Pictured: one of the "Good Guys." |
This shouldn’t really be a surprise to me, as Last House has a similar route (I’ve seen the remake). Craven (a major in both psychology and philosophy) loves to challenge his viewers with abstraction or difficult topics. Nightmare ponders the questions of revenge, and Scream throws the rulebook out the window entirely, making fun of it every step of the way. The Hills Have Eyes takes yet another almost Grand Guignol approach to the violent night, having the viewer cheer for the survivors as they hack their way through the attacking hill folk, sharing in the bloodlust that comes from the moment of fervent attack. Morality be damned, this is a movie about protecting your own, and if you need to kill to manage it, so be it. It might try to add some value by characterizing the villains as the product of incest, or making them cannibals, but like with any great revenge film, the fact that you sympathize with the victim is all it takes.
Now, all this said, I didn’t like the movie. Not at all. It moved too slow most of the time, and I found myself easily distracted. The visual effects are a bare minimum, and Craven makes the most of his nighttime setting in hiding the effects of violence.

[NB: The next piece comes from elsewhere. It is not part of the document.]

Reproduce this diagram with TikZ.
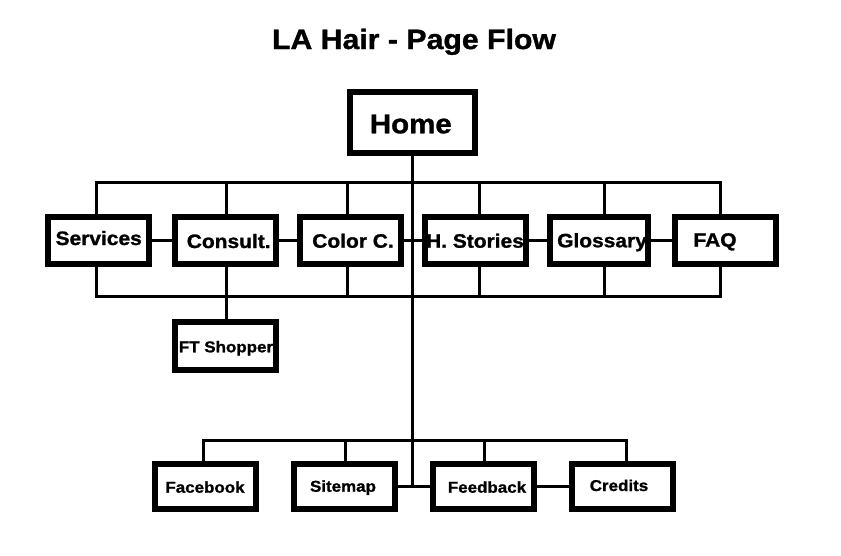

But competent directing doesn’t make the movie compelling to me, and somehow I expected more from the master of horror. It’s not a bad movie, it just didn’t strike me as either horror, or tense. And the ending was incredibly abrupt, with a red washed screen and the roll of the credits, hinting that the survivors had survived, but not much else mattered. Unlike Sally in Chainsaw, who laughed and cried while Leatherface danced in the sunset, this film rests heavily on just ending and leaving the audience with questions, ignoring the consequences or implications of what we had just witnessed. Effective, practically visionary for a horror film, but unsatisfying to a viewer so invested in the characters. Which is a shame, because given how much I loved Chainsaw, I wanted to love this all the same. I just didn’t.